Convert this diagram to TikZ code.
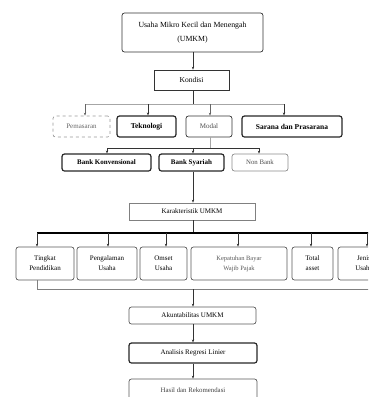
\documentclass[tikz,border=0pt]{standalone}
\usepackage{fontspec}
\setmainfont{Liberation Serif}
\usetikzlibrary{arrows.meta}
\begin{document}
\begin{tikzpicture}[x=1pt,y=-1pt,
  box/.style={draw=black!80,line width=0.7pt,inner sep=0pt,align=center,font=\fontsize{7.5}{10}\selectfont},
  rbox/.style={box,rounded corners=2.5pt},
  thickbox/.style={rbox,line width=1.2pt,draw=black!85},
  lightbox/.style={rbox,draw=black!45,text=black!70},
  dashbox/.style={rbox,dashed,draw=black!40,text=black!60},
  arr/.style={-{Stealth[length=3pt,width=2.4pt]},line width=0.7pt,draw=black!80},
  ln/.style={line width=0.7pt,draw=black!80},
  lln/.style={line width=0.6pt,draw=black!35},
  tln/.style={line width=1.2pt,draw=black}]
\useasboundingbox (0,0) rectangle (368,397);
\clip (0,0) rectangle (368,397);
% top
\node[rbox,minimum width=141pt,minimum height=39pt,font=\fontsize{7.8}{14}\selectfont] (umkm) at (192.5,32.5) {Usaha Mikro Kecil dan Menengah\\(UMKM)};
\node[box,minimum width=75pt,minimum height=20pt] (kond) at (191.5,80) {Kondisi};
\draw[arr] (umkm.south -| 193,0) -- (kond.north -| 193,0);
% row 1
\node[dashbox,minimum width=57pt,minimum height=21pt,font=\fontsize{7}{8}\selectfont] (pem) at (81.5,126.5) {Pemasaran};
\node[thickbox,minimum width=59pt,minimum height=21pt,font=\fontsize{7.5}{9}\selectfont\bfseries] (tek) at (146.5,126.5) {Teknologi};
\node[rbox,minimum width=46pt,minimum height=21pt,font=\fontsize{7}{8}\selectfont,text=black!70] (mod) at (209,126.5) {Modal};
\node[thickbox,minimum width=100pt,minimum height=21pt,font=\fontsize{7.5}{9}\selectfont\bfseries] (sar) at (292,126.5) {Sarana dan Prasarana};
\coordinate (k1) at (193,104);
\draw[ln] (kond.south -| k1) -- (k1);
\draw[lln] (85,104) coordinate (k1l) -- (284,104) coordinate (k1r);
\draw[arr,draw=black!60] (k1l) -- (pem.north -| k1l);
\draw[arr,line width=1pt] (148,104) -- (tek.north -| 148,0);
\draw[arr,draw=black!60] (210,104) -- (mod.north -| 210,0);
\draw[arr] (k1r) -- (sar.north -| k1r);
% row 2
\node[thickbox,minimum width=89pt,minimum height=17pt,font=\fontsize{7}{9}\selectfont\bfseries] (bk) at (106.5,162.5) {Bank Konvensional};
\node[thickbox,minimum width=65pt,minimum height=17pt,font=\fontsize{7}{9}\selectfont\bfseries] (bs) at (191.5,162.5) {Bank Syariah};
\node[lightbox,minimum width=56pt,minimum height=17pt,font=\fontsize{6.8}{8}\selectfont] (nb) at (260,162.5) {Non Bank};
\coordinate (m1) at (210,148);
\draw[lln] (mod.south -| m1) -- (m1);
\draw[ln] (107,148) coordinate (m1l) -- (259,148) coordinate (m1r);
\draw[arr] (m1l) -- (bk.north -| m1l);
\draw[arr] (193,148) -- (bs.north -| 193,0);
\draw[arr] (m1r) -- (nb.north -| m1r);
% karakteristik
\node[box,draw=black!50,minimum width=126pt,minimum height=17pt,font=\fontsize{7}{9}\selectfont] (kar) at (192,211.5) {Karakteristik UMKM};
\draw[arr] (bs.south -| 193,0) -- (kar.north -| 193,0);
% row 3
\tikzset{r3/.style={rbox,draw=black!65,minimum height=33pt,font=\fontsize{7}{10}\selectfont}}
\node[r3,minimum width=58pt] (tp) at (45,263.5) {Tingkat\\Pendidikan};
\node[r3,minimum width=60pt] (pu) at (107,263.5) {Pengalaman\\Usaha};
\node[r3,minimum width=47pt] (ou) at (163.5,263.5) {Omset\\Usaha};
\node[r3,minimum width=96pt,text=black!65,font=\fontsize{6.5}{10}\selectfont] (kbp) at (239,263.5) {Kepatuhan Bayar\\Wajib Pajak};
\node[r3,minimum width=41pt] (ta) at (312.5,263.5) {Total\\asset};
\node[r3,minimum width=52pt] (ju) at (364,263.5) {Jenis\\Usaha};
\coordinate (c1) at (193,233);
\draw[ln] (kar.south -| c1) -- (c1);
\draw[tln] (37,233) -- (370,233);
\draw[arr] (37,233) -- (tp.north -| 37,0);
\draw[arr] (108,233) -- (pu.north -| 108,0);
\draw[arr] (166,233) -- (ou.north -| 166,0);
\draw[arr] (238,233) -- (kbp.north -| 238,0);
\draw[arr] (311,233) -- (ta.north -| 311,0);
\draw[arr] (367,233) -- (ju.north -| 367,0);
% bracket
\draw[lln,draw=black!50] (tp.south -| 37,0) -- (37,289) -- (370,289);
% lower chain
\node[rbox,draw=black!65,minimum width=127pt,minimum height=17pt,font=\fontsize{7}{9}\selectfont] (ak) at (192.5,315.5) {Akuntabilitas UMKM};
\node[thickbox,minimum width=128pt,minimum height=20pt,font=\fontsize{7}{9}\selectfont] (ar) at (193,353) {Analisis Regresi Linier};
\node[rbox,draw=black!65,minimum width=128pt,minimum height=22pt,font=\fontsize{6.8}{8}\selectfont,text=black!75] (hr) at (193,390) {Hasil dan Rekomendasi};
\draw[arr] (193,289) -- (ak.north -| 193,0);
\draw[arr] (ak.south -| 193,0) -- (ar.north -| 193,0);
\draw[arr] (ar.south -| 193,0) -- (hr.north -| 193,0);
\end{tikzpicture}
\end{document}
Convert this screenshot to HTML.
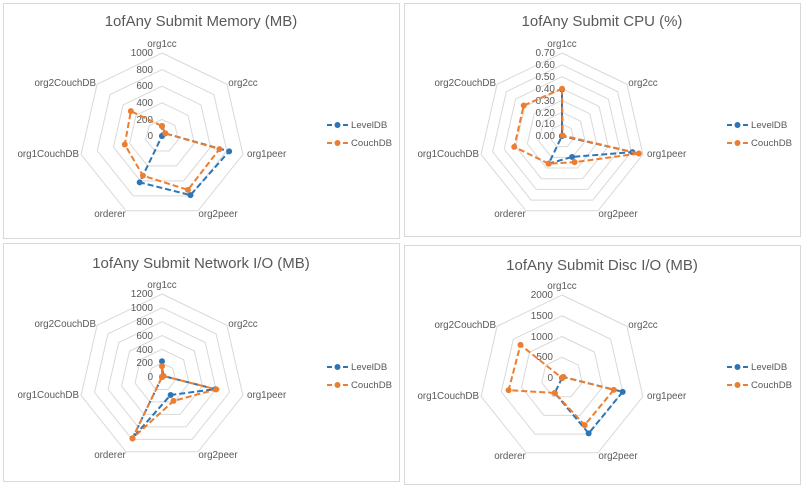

****

> **Request**:
Copy every record above exactly as written, but leave out the pictures.

> **Answer in full**:
Convert this diagram to TikZ code.
\documentclass[tikz,border=0pt]{standalone}
\usepackage{fontspec}
\setmainfont{Liberation Serif}
\usetikzlibrary{arrows.meta}
\begin{document}
\begin{tikzpicture}[x=1pt,y=-1pt,
  box/.style={draw=black!80,line width=0.7pt,inner sep=0pt,align=center,font=\fontsize{7.5}{10}\selectfont},
  rbox/.style={box,rounded corners=2.5pt},
  thickbox/.style={rbox,line width=1.2pt,draw=black!85},
  lightbox/.style={rbox,draw=black!45,text=black!70},
  dashbox/.style={rbox,dashed,draw=black!40,text=black!60},
  arr/.style={-{Stealth[length=3pt,width=2.4pt]},line width=0.7pt,draw=black!80},
  ln/.style={line width=0.7pt,draw=black!80},
  lln/.style={line width=0.6pt,draw=black!35},
  tln/.style={line width=1.2pt,draw=black}]
\useasboundingbox (0,0) rectangle (368,397);
\clip (0,0) rectangle (368,397);
% top
\node[rbox,minimum width=141pt,minimum height=39pt,font=\fontsize{7.8}{14}\selectfont] (umkm) at (192.5,32.5) {Usaha Mikro Kecil dan Menengah\\(UMKM)};
\node[box,minimum width=75pt,minimum height=20pt] (kond) at (191.5,80) {Kondisi};
\draw[arr] (umkm.south -| 193,0) -- (kond.north -| 193,0);
% row 1
\node[dashbox,minimum width=57pt,minimum height=21pt,font=\fontsize{7}{8}\selectfont] (pem) at (81.5,126.5) {Pemasaran};
\node[thickbox,minimum width=59pt,minimum height=21pt,font=\fontsize{7.5}{9}\selectfont\bfseries] (tek) at (146.5,126.5) {Teknologi};
\node[rbox,minimum width=46pt,minimum height=21pt,font=\fontsize{7}{8}\selectfont,text=black!70] (mod) at (209,126.5) {Modal};
\node[thickbox,minimum width=100pt,minimum height=21pt,font=\fontsize{7.5}{9}\selectfont\bfseries] (sar) at (292,126.5) {Sarana dan Prasarana};
\coordinate (k1) at (193,104);
\draw[ln] (kond.south -| k1) -- (k1);
\draw[lln] (85,104) coordinate (k1l) -- (284,104) coordinate (k1r);
\draw[arr,draw=black!60] (k1l) -- (pem.north -| k1l);
\draw[arr,line width=1pt] (148,104) -- (tek.north -| 148,0);
\draw[arr,draw=black!60] (210,104) -- (mod.north -| 210,0);
\draw[arr] (k1r) -- (sar.north -| k1r);
% row 2
\node[thickbox,minimum width=89pt,minimum height=17pt,font=\fontsize{7}{9}\selectfont\bfseries] (bk) at (106.5,162.5) {Bank Konvensional};
\node[thickbox,minimum width=65pt,minimum height=17pt,font=\fontsize{7}{9}\selectfont\bfseries] (bs) at (191.5,162.5) {Bank Syariah};
\node[lightbox,minimum width=56pt,minimum height=17pt,font=\fontsize{6.8}{8}\selectfont] (nb) at (260,162.5) {Non Bank};
\coordinate (m1) at (210,148);
\draw[lln] (mod.south -| m1) -- (m1);
\draw[ln] (107,148) coordinate (m1l) -- (259,148) coordinate (m1r);
\draw[arr] (m1l) -- (bk.north -| m1l);
\draw[arr] (193,148) -- (bs.north -| 193,0);
\draw[arr] (m1r) -- (nb.north -| m1r);
% karakteristik
\node[box,draw=black!50,minimum width=126pt,minimum height=17pt,font=\fontsize{7}{9}\selectfont] (kar) at (192,211.5) {Karakteristik UMKM};
\draw[arr] (bs.south -| 193,0) -- (kar.north -| 193,0);
% row 3
\tikzset{r3/.style={rbox,draw=black!65,minimum height=33pt,font=\fontsize{7}{10}\selectfont}}
\node[r3,minimum width=58pt] (tp) at (45,263.5) {Tingkat\\Pendidikan};
\node[r3,minimum width=60pt] (pu) at (107,263.5) {Pengalaman\\Usaha};
\node[r3,minimum width=47pt] (ou) at (163.5,263.5) {Omset\\Usaha};
\node[r3,minimum width=96pt,text=black!65,font=\fontsize{6.5}{10}\selectfont] (kbp) at (239,263.5) {Kepatuhan Bayar\\Wajib Pajak};
\node[r3,minimum width=41pt] (ta) at (312.5,263.5) {Total\\asset};
\node[r3,minimum width=52pt] (ju) at (364,263.5) {Jenis\\Usaha};
\coordinate (c1) at (193,233);
\draw[ln] (kar.south -| c1) -- (c1);
\draw[tln] (37,233) -- (370,233);
\draw[arr] (37,233) -- (tp.north -| 37,0);
\draw[arr] (108,233) -- (pu.north -| 108,0);
\draw[arr] (166,233) -- (ou.north -| 166,0);
\draw[arr] (238,233) -- (kbp.north -| 238,0);
\draw[arr] (311,233) -- (ta.north -| 311,0);
\draw[arr] (367,233) -- (ju.north -| 367,0);
% bracket
\draw[lln,draw=black!50] (tp.south -| 37,0) -- (37,289) -- (370,289);
% lower chain
\node[rbox,draw=black!65,minimum width=127pt,minimum height=17pt,font=\fontsize{7}{9}\selectfont] (ak) at (192.5,315.5) {Akuntabilitas UMKM};
\node[thickbox,minimum width=128pt,minimum height=20pt,font=\fontsize{7}{9}\selectfont] (ar) at (193,353) {Analisis Regresi Linier};
\node[rbox,draw=black!65,minimum width=128pt,minimum height=22pt,font=\fontsize{6.8}{8}\selectfont,text=black!75] (hr) at (193,390) {Hasil dan Rekomendasi};
\draw[arr] (193,289) -- (ak.north -| 193,0);
\draw[arr] (ak.south -| 193,0) -- (ar.north -| 193,0);
\draw[arr] (ar.south -| 193,0) -- (hr.north -| 193,0);
\end{tikzpicture}
\end{document}
Convert this screenshot to HTML.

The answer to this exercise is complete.